Apodaca: Summer signals a time to let go

June 10, 2011|By Patrice Apodaca

June is a time of changes. All over Newport-Mesa, families enjoy the beginning of summer. Children finish another year of school, graduation ceremonies are held, and plans for the future are made.

I often tell my two sons that change happens whether we invite it or not, and it's up to us to make the most of it. Why then is it so hard sometimes to accept the constant onslaught of challenges that parenthood brings?

Just when it seems that we've adapted to one phase we find ourselves once again thrust into unfamiliar territory. The first steps, first day of school, first date — these are the milestones by which we measure the progress of our children's lives and test our ability to cope with unending transformation.

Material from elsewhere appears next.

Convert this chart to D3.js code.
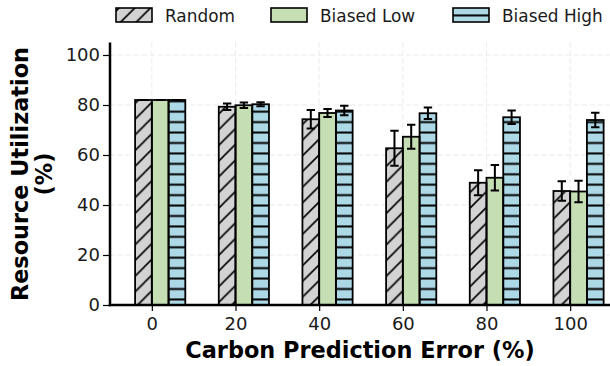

Forgive me, dear readers, for my musings on the nature of parenthood and change. I am facing transitions with both my boys.

My younger son — egad! — just got his driver's license, and I'm still adjusting to watching him walk out the door without me, and waiting for the sound of his car pulling back into the driveway.

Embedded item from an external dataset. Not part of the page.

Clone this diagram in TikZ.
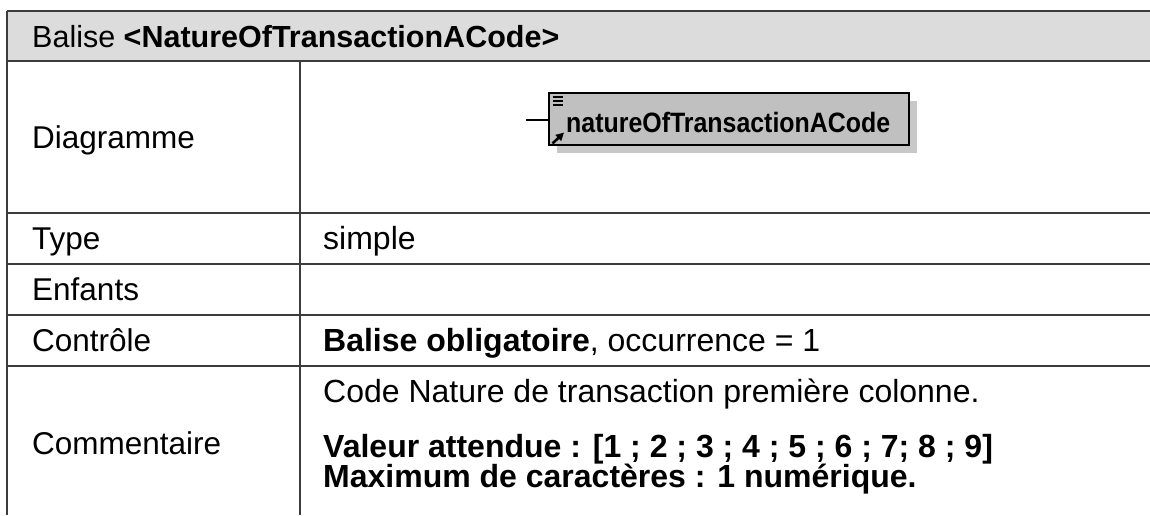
\documentclass[tikz,border=0pt]{standalone}
\usepackage{fontspec}
\setmainfont{Liberation Sans}
\newfontfamily\elemfont[FakeStretch=0.89]{Liberation Sans}
\usetikzlibrary{arrows.meta}
\definecolor{headgray}{RGB}{220,220,220}
\definecolor{rulegray}{RGB}{60,60,60}
\definecolor{boxgray}{RGB}{192,192,192}
\definecolor{shadowgray}{RGB}{200,200,200}
\begin{document}
\begin{tikzpicture}[x=1pt, y=-1pt,
      rule/.style={draw=rulegray, line width=1.1pt},
      cell/.style={anchor=base west, inner sep=0pt, font=\fontsize{31.5pt}{28pt}\selectfont},
      valcell/.style={cell, font=\fontsize{32pt}{28pt}\selectfont},
      boldcell/.style={cell, font=\fontsize{32pt}{28pt}\selectfont\bfseries}]
   \useasboundingbox (0, 0) rectangle (1150, 515);
   \def\L{7}
   \def\D{300}
   \def\R{1150}
   % header row
   \fill[headgray] (\L, 11) rectangle (\R, 61);
   \node[cell, font=\fontsize{30.5pt}{28pt}\selectfont] (head) at (32, 47) {Balise \textbf{<NatureOfTransactionACode>}};
   % grid
   \draw[rule] (\L, 11) -- (\R, 11);
   \foreach \y in {61, 213, 264, 315, 366} {
      \draw[rule] (\L, \y) -- (\R, \y);
   }
   \draw[rule] (\L, 11) -- (\L, 515);
   \draw[rule] (\D, 61) -- (\D, 515);
   % left column
   \node[cell] (diag) at (32, 148) {Diagramme};
   \node[cell] (type) at (32, 249.5) {Type};
   \node[cell] (enf) at (32, 300.5) {Enfants};
   \node[cell] (ctrl) at (32, 351.5) {Contrôle};
   \node[cell] (comm) at (32, 454) {Commentaire};
   % right column
   \node[valcell] (typeval) at (323, 249.5) {simple};
   \node[valcell] (ctrlval) at (323, 351.5) {\textbf{Balise obligatoire}, occurrence = 1};
   \node[valcell] (code) at (323, 402) {Code Nature de transaction première colonne.};
   \node[boldcell] (valeur) at (323, 457) {Valeur attendue : [1 ; 2 ; 3 ; 4 ; 5 ; 6 ; 7; 8 ; 9]};
   \node[boldcell] (maxi) at (323, 487) {Maximum de caractères : 1 numérique.};
   % element diagram
   \begin{scope}
      \fill[shadowgray] (557, 101) rectangle (917, 153);
      \node[draw, line width=1.6pt, fill=boxgray, minimum width=360pt, minimum height=52pt,
         anchor=north west, inner sep=0pt] (elem) at (548, 92) {};
      \node[anchor=base west, inner sep=0pt,
         font=\elemfont\fontsize{28pt}{28pt}\selectfont\bfseries] (elemname) at (566, 132) {natureOfTransactionACode};
      \coordinate (elemin) at (526, 120);
      \draw[line width=1.6pt] (elemin) -- (elemin -| elem.west);
      \foreach \y in {96.5, 100.5, 104.5} {
         \draw[line width=2pt] (552.5, \y) -- (563, \y);
      }
      \draw[line width=2.6pt, -{Triangle[length=8pt, width=8pt]}] (552.5, 143.5) -- (564, 132.5);
   \end{scope}
\end{tikzpicture}
\end{document}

And my older son, who just completed his third year of college, will for the first time not be coming home for the summer — which really means, if I am brutally honest with myself, that his home is no longer with me.

I do my darnedest to accept these changes with grace, though I'm not always successful. I try to smile and convey fortitude when inside my head I'm screaming, "I'm not ready!"

Wasn't it just yesterday when I blissfully held my newborn boys in my arms and kissed their tiny faces a thousand times, promising that I'd always be there for them? Why, in heaven's name, did I not consider the inevitability that they would one day leave me?

That is the essence of parenthood, after all. Our job is to prepare our children to leave us, to be strong and confident enough to venture out in the world and forge their own paths. Letting go should feel natural, like silently lifting that steadying hand from the back of a child's bike.

Yet nothing about parenthood is ever as straightforward as we imagine it should be. We live with the niggling thought that we're on borrowed time; that our role as parents, while lifelong, is maddeningly changeable.

Like earthquakes, those changes can strike without warning, catching us unaware. During my son's freshman year in college, he once greeted me at his dorm room door with the news that he'd gone skydiving. Zap! The ground had shifted again.